I ended 2009 blogging with my 2010 predictions. Now that we’re in 2010, I’ll begin the new year with resolutions we can all make to move our organizations forward – to become information driven. My purpose is to provide quick anecdotes that are actionable so you can see immediate results.
- Ask your IT applications manager to profile the customer data in two or three systems such as sales, marketing and your customer portal. Ask the IT person to quantify the quality of the information in each one. For example, how many duplicate contacts are there, how many customers are not ‘mailable’ or ‘emailable’, how many contacts are missing critical information for sales effectiveness. Once you have that information and know the quality of your data, you can accurately make the business case for what your bad data is costing you. This should result in helping secure the funding necessary to address these issues.
- Ask the people on the front lines of your business about the quality of the information they work with every day. Ask them how much time they spend on managing data – finding data, compensating for missing data, etc. Work with them to identify how much more productive their workdays could be with better data. Now that you have a sense of what bad data is costing you in terms of lost time and missed opportunities, you can quantify the problem in hard dollars.
- Ask your IT department what business processes could be immediately changed to improve the quality of data in your organization. Profile the data in the process they identify, make the recommended changes and re-profile the data. Now, ask your team what process changes would immediately result in an improvement in data, follow the above steps.

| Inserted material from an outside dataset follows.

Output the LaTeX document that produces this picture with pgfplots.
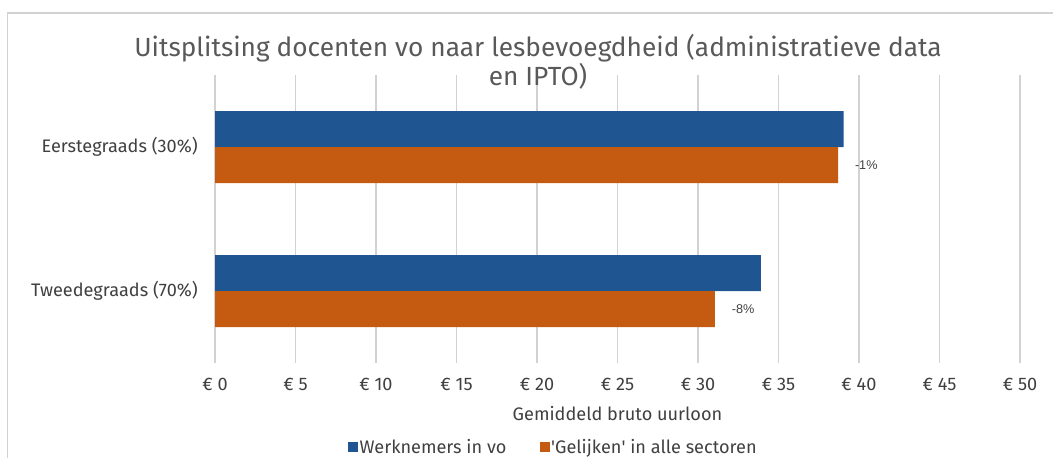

- Add a management objective regarding data quality for your team. A sample objective could be, improve customer data by 25%. Obviously, the person with this objective will need to baseline the information by profiling it, agree with you on what the quality issues are and then build a program to improve it. This will involve business process changes and collaboration with IT. Take it a step further and add data quality to your people’s job descriptions. Behaviors will change immediately as performance metrics and compensation are impacted.
- Start documenting common business terms and definitions used across your organization as a prelude to creating a common language of metadata that describes the critical information in your company. This can be done with simple surveys – “Who’s a customer?” and “What is included in your revenue calculations?” – or anecdotally. Ask your people to make a point of asking in internal meetings, “What do you mean when you say, ‘Transaction?’” and keep track of the results. This step is much harder than it sounds. You will find a fair amount of dissent with definitions. It may take several heated discussions to get agreement.
- Schedule a meeting with your head of IT and invite the IT person who runs your key applications. Let them know the company (or your part of it) wants help in establishing a data governance program that they will manage and help run with your support. This declaration will provoke a reaction if the program does not exist. It will prompt the IT team to research what data governance really is and they should be excited by the fact that you are interested in sponsoring it.
- Ask your head of IT the following …and if you are in IT, ask the data architecture team to see the standards for enterprise-wide data integration. In most cases, standards will not exist. This leads to a healthy discussion as to why they don’t exist and what needs to happen to start them. Achievable objectives should be set to establish the standards and roll them out.
- Initiate small, discrete projects for implementing enterprise information and data management solutions. These projects – conceived and designed to work at the enterprise level but scaled to be achievable and demonstrate immediate business benefits – will build the foundation for additional projects.
- Ask your CEO, “Are you getting the reports you need to do your job successfully? What about your direct reports?” Anticipate that the answer is almost certainly; “No!” so be prepared to leverage this answer to sponsor data governance projects that will deliver immediate value to the C-suite.
I hope these anecdotes can help you jump-start your 2010.